As vítimas da retaliação ignóbil de Jair Bolsonaro ao assinar a MP 892/2019 serão pequenos e médios jornais e as populações de suas cidades, que deixarão de ter poderosas fontes de informação
O presidente Jair Bolsonaro não poderia ter sido mais claro ao revelar o sentimento que o animou a assinar a Medida Provisória (MP) 892/2019, publicada no Diário Oficial da União no dia 5 passado. A medida, que dispensa as empresas de capital aberto de publicarem suas demonstrações financeiras em jornais de grande circulação – bastando a publicação dos balanços no site da Comissão de Valores Mobiliários (CVM) –, foi a “retribuição” do presidente ao tratamento supostamente hostil que ele diz receber da imprensa desde a campanha eleitoral.
“(Fui eleito) sem televisão, sem tempo de partido, sem recursos, com quase toda a mídia o tempo todo esculachando a gente. (Chamavam-me de) Racista, fascista e seja lá o que for. No dia de ontem, retribuí parte daquilo (com) que grande parte da mídia me atacou”, disse Bolsonaro durante a cerimônia de inauguração de uma fábrica de medicamentos em Itapira (SP).

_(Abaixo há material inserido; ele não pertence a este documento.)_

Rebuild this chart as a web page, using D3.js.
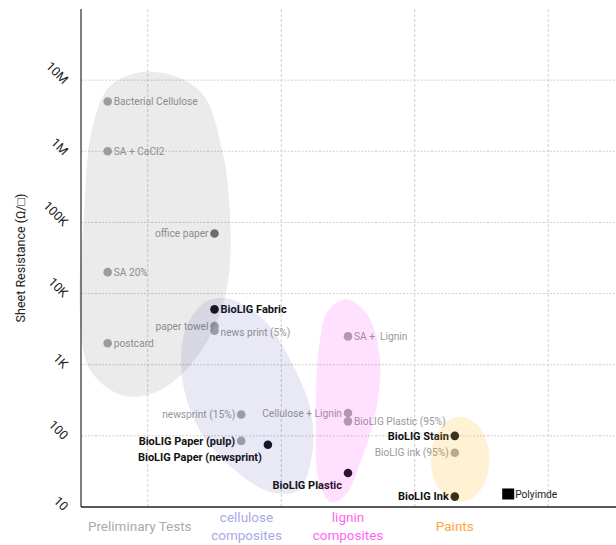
<!DOCTYPE html>
<html>
<head>
<meta charset="utf-8">
<script src="https://cdn.jsdelivr.net/npm/d3@7"></script>
<style>
  body { margin: 0; background: #fff; }
  svg { font-family: Roboto, "Open Sans", sans-serif; display: block; }
</style>
</head>
<body>
<svg id="chart"></svg>
<script>
const width = 616;
const height = 545;

// point data
const names = ["Bacterial Cellulose", "SA + CaCI2", "office paper", "SA 20%", "BioLIG Fabric", "paper towel",
  "news print (5%)", "postcard", "newsprint (15%)", "BioLIG Paper (pulp)", "BioLIG Paper (newsprint)",
  "SA +  Lignin", "Cellulose + Lignin", "BioLIG Plastic (95%)", "BioLIG Plastic", "BioLIG Stain",
  "BioLIG ink (95%)", "BioLIG Ink", "Polyimde"];
const xPos = [0.2, 0.2, 1.0, 0.2, 1.0, 1.0, 1.0, 0.2, 1.2, 1.2, 1.4, 2.0, 2.0, 2.0, 2.0, 2.8, 2.8, 2.8, 3.2];
const resistance = [5e6, 1e6, 7e4, 2e4, 6000, 3500, 3000, 2000, 200, 85, 75, 2500, 210, 160, 30, 100, 58, 14, 15];
const featured = ["BioLIG Fabric", "BioLIG Paper (pulp)", "BioLIG Paper (newsprint)", "BioLIG Plastic", "BioLIG Stain", "BioLIG Ink"];

const yTicks = [10, 100, 1e3, 1e4, 1e5, 1e6, 1e7];
const yTickLabels = ["10", "100", "1K", "10K", "100K", "1M", "10M"];
const xGrid = [0.5, 1.5, 2.5, 3.5];

const categories = ["Preliminary Tests", "cellulose\ncomposites", "lignin\ncomposites", "Paints"];
const categoryX = [0.44, 1.24, 2.0, 2.8];
const categoryColors = ["#aaaaaa", "#a9a9e6", "#ff66f2", "#ffa53a"];

// group outlines in [x, log10(resistance)]
const blobPrelim = [[0.52, 7.12], [0.89, 6.85], [1.06, 6.0], [1.12, 4.9], [1.09, 4.05], [0.93, 3.28], [0.63, 2.68],
  [0.33, 2.56], [0.07, 2.92], [-0.01, 3.76], [0.02, 5.03], [0.08, 6.29], [0.22, 6.92]];
const blobCellulose = [[1.1, 3.93], [1.36, 3.65], [1.57, 3.06], [1.72, 2.36], [1.73, 1.73], [1.63, 1.24], [1.42, 1.21],
  [1.15, 1.52], [0.89, 2.08], [0.76, 2.78], [0.78, 3.48], [0.93, 3.88]];
const blobLignin = [[1.99, 3.92], [2.15, 3.69], [2.24, 3.06], [2.21, 2.36], [2.1, 1.66], [1.98, 1.17], [1.87, 1.07],
  [1.78, 1.38], [1.76, 2.22], [1.78, 3.2], [1.85, 3.76]];
const paintsCenter = [2.84, 1.67];
const paintsRadius = [0.22, 0.6];

const labelSide = {
  "office paper": "l", "paper towel": "l", "newsprint (15%)": "l", "BioLIG Paper (pulp)": "l",
  "BioLIG Paper (newsprint)": "bl", "Cellulose + Lignin": "l", "BioLIG Plastic": "bl",
  "BioLIG Stain": "l", "BioLIG ink (95%)": "l", "BioLIG Ink": "l"
};

const margin = { top: 9, right: 1, bottom: 38, left: 81 };

const svg = d3.select("#chart").attr("width", width).attr("height", height);

const x = d3.scaleLinear().domain([0, 4]).range([margin.left, width - margin.right]);
const y = d3.scaleLog().domain([10, 1e8]).range([height - margin.bottom, margin.top]);

// grid
svg.append("g")
  .selectAll("line")
  .data(yTicks.slice(1))
  .enter()
  .append("line")
  .attr("x1", margin.left)
  .attr("x2", width)
  .attr("y1", (d) => y(d))
  .attr("y2", (d) => y(d))
  .attr("stroke", "#cfcfcf")
  .attr("stroke-dasharray", "2,1.5");

svg.append("g")
  .selectAll("line")
  .data(xGrid)
  .enter()
  .append("line")
  .attr("x1", (d) => x(d))
  .attr("x2", (d) => x(d))
  .attr("y1", margin.top)
  .attr("y2", height - margin.bottom)
  .attr("stroke", "#cfcfcf")
  .attr("stroke-dasharray", "3,2");

// y axis ticks
const yAxis = d3.axisLeft(y).tickValues(yTicks).tickSize(0).tickFormat((d, i) => yTickLabels[i]);
const yAxisG = svg.append("g").attr("transform", `translate(${margin.left},0)`).call(yAxis);
yAxisG.select(".domain").remove();
yAxisG.selectAll("text")
  .attr("x", null)
  .attr("dy", "0.35em")
  .attr("text-anchor", "end")
  .attr("transform", (d) => `translate(-15,1) rotate(45)`)
  .attr("font-family", "Roboto, sans-serif")
  .attr("font-size", 12.5)
  .attr("fill", "#222");

svg.append("text")
  .attr("transform", `translate(25,${(margin.top + height - margin.bottom) / 2}) rotate(-90)`)
  .attr("text-anchor", "middle")
  .attr("font-size", 12.5)
  .attr("fill", "#222")
  .text("Sheet Resistance (Ω/□)");

// points
const points = names.map((n, i) => ({ name: n, x: xPos[i], r: resistance[i] }));
const dotColor = (d) => {
  if (d.name === "office paper") return "#777";
  if (featured.includes(d.name) && d.name !== "BioLIG Paper (pulp)") return "#15151c";
  return "#aaaaaa";
};

svg.append("g")
  .selectAll("circle")
  .data(points.filter((d) => d.name !== "Polyimde"))
  .enter()
  .append("circle")
  .attr("cx", (d) => x(d.x))
  .attr("cy", (d) => y(d.r))
  .attr("r", 4.3)
  .attr("fill", dotColor);

const poly = points.find((d) => d.name === "Polyimde");
svg.append("rect")
  .attr("x", x(poly.x) - 6)
  .attr("y", y(poly.r) - 6)
  .attr("width", 12)
  .attr("height", 11)
  .attr("fill", "#000");

svg.append("g")
  .selectAll("text")
  .data(points)
  .enter()
  .append("text")
  .attr("x", (d) => {
    const s = labelSide[d.name];
    if (d.name === "Polyimde") return x(d.x) + 7;
    return s ? x(d.x) - 6 : x(d.x) + 6;
  })
  .attr("y", (d) => {
    const s = labelSide[d.name];
    let off = 0;
    if (s === "bl") off = 12.5;
    if (d.name === "news print (5%)") off = 2;
    return y(d.r) + off;
  })
  .attr("dy", "0.35em")
  .attr("text-anchor", (d) => (labelSide[d.name] ? "end" : "start"))
  .attr("font-size", (d) => (featured.includes(d.name) ? 11 : 10.2))
  .attr("font-weight", (d) => (featured.includes(d.name) ? "bold" : "normal"))
  .attr("fill", (d) => (featured.includes(d.name) ? "#111" : d.name === "Polyimde" ? "#222" : "#999"))
  .style("white-space", "pre")
  .text((d) => d.name);

// group shapes on top (translucent)
const blobLine = d3.line()
  .x((d) => x(d[0]))
  .y((d) => y(Math.pow(10, d[1])))
  .curve(d3.curveCatmullRomClosed.alpha(0.5));

svg.append("path").attr("d", blobLine(blobPrelim)).attr("fill", "rgba(0,0,0,0.08)");
svg.append("path").attr("d", blobLine(blobCellulose)).attr("fill", "rgba(40,40,160,0.1)");
svg.append("path").attr("d", blobLine(blobLignin)).attr("fill", "rgba(255,0,255,0.12)");
svg.append("ellipse")
  .attr("cx", x(paintsCenter[0]))
  .attr("cy", y(Math.pow(10, paintsCenter[1])))
  .attr("rx", x(paintsRadius[0]) - x(0))
  .attr("ry", y(10) - y(Math.pow(10, 1 + paintsRadius[1])))
  .attr("fill", "rgba(255,170,0,0.17)");

// axis lines
svg.append("line")
  .attr("x1", margin.left).attr("x2", margin.left)
  .attr("y1", margin.top).attr("y2", height - margin.bottom)
  .attr("stroke", "#555").attr("stroke-width", 1.5);
svg.append("line")
  .attr("x1", margin.left).attr("x2", width)
  .attr("y1", height - margin.bottom).attr("y2", height - margin.bottom)
  .attr("stroke", "#222").attr("stroke-width", 1.5);

// category labels
const catG = svg.append("g")
  .selectAll("text")
  .data(categories)
  .enter()
  .append("text")
  .attr("text-anchor", "middle")
  .attr("font-size", 13.5)
  .attr("fill", (d, i) => categoryColors[i])
  .attr("y", (d) => (d.includes("\n") ? 522 : 531));
catG.selectAll("tspan")
  .data((d, i) => d.split("\n").map((t) => ({ t, i })))
  .enter()
  .append("tspan")
  .attr("x", (d) => x(categoryX[d.i]))
  .attr("dy", (d, j) => (j === 0 ? 0 : 18))
  .text((d) => d.t);
</script>
</body>
</html>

É importante que se diga de pronto que nada há de errado na propositura de uma alteração do dispositivo da Lei 4.404/1976 – a Lei das Sociedades Anônimas – que determina que a publicação dos balanços das empresas de capital aberto seja feita “no órgão oficial da União ou do Estado ou do Distrito Federal, conforme o lugar onde esteja situada a sede da companhia, e em outro jornal de grande circulação”. Evidente que cabe discutir a pertinência desta exigência legal quase no fim da segunda década do século 21. Há alguns anos, aliás, as próprias empresas de comunicação têm pensado em soluções tecnológicas para continuar levando informação ao público por meios outros que não a impressão em papel.
Entretanto, a MP assinada pelo presidente Bolsonaro, tal como foi concebida, não é uma medida de natureza progressista e liberal. Longe disso. Trata-se de uma agressão frontal à liberdade e à independência da imprensa por meio da constrição abrupta de suas receitas, meta que os ex-presidentes Lula da Silva e Dilma Rousseff sempre ameaçaram alcançar, mas jamais tiveram a ousadia de levar a cabo.
Movido por um misto de ignorância do papel do jornalismo nas sociedades democráticas, inaptidão para o cargo e rancor pela legítima fiscalização do exercício do poder pela imprensa – tomada como um gesto de hostilidade pessoal –, Jair Bolsonaro mira nos grandes veículos de comunicação, como se pôde ver no regozijo irônico com que anunciou a medida, mas acabará por fechar jornais regionais que têm na receita advinda da publicação dos balanços empresariais uma de suas mais importantes fontes de financiamento.
Exatamente por esta razão, o Congresso Nacional teve o cuidado de prever na Lei 13.818/2019, aprovada em abril, um período de transição para o novo modelo de publicação das demonstrações financeiras por meio eletrônico. De acordo com o referido diploma legal, os jornais teriam até o dia 1.° de janeiro de 2022 para se preparar para a mudança. O tempo seria suficiente para que as empresas jornalísticas buscassem fontes alternativas de receita no mercado.
Ao editar a MP 892 apenas três meses após a aprovação de uma lei sancionada por ele, Jair Bolsonaro avilta a Constituição e o Congresso, posto que a medida provisória em questão não preenche os requisitos essenciais de urgência e relevância. O Congresso dará um exemplo de correção e de respeito às liberdades se devolver a MP 892 ao Planalto, impondo a seus signatários um período de reflexão sobre os alicerces e os limites do poder.
O presidente Jair Bolsonaro não tolera a imprensa independente porque não é capaz de controlá-la. Em sua história de 144 anos, não foram poucas as tentativas de calar O Estado de S. Paulo com ações semelhantes às dele. Porém, ao contrário do que pode pensar o presidente da República, os grandes veículos de comunicação não dependem da chamada publicidade oficial. Não irão falir pela ação da caneta presidencial e continuarão a publicar o que for de interesse público. As vítimas da retaliação ignóbil serão pequenos e médios jornais e as populações de suas cidades, que deixarão de ter poderosas fontes de informação e de fortalecimento dos laços comunitários.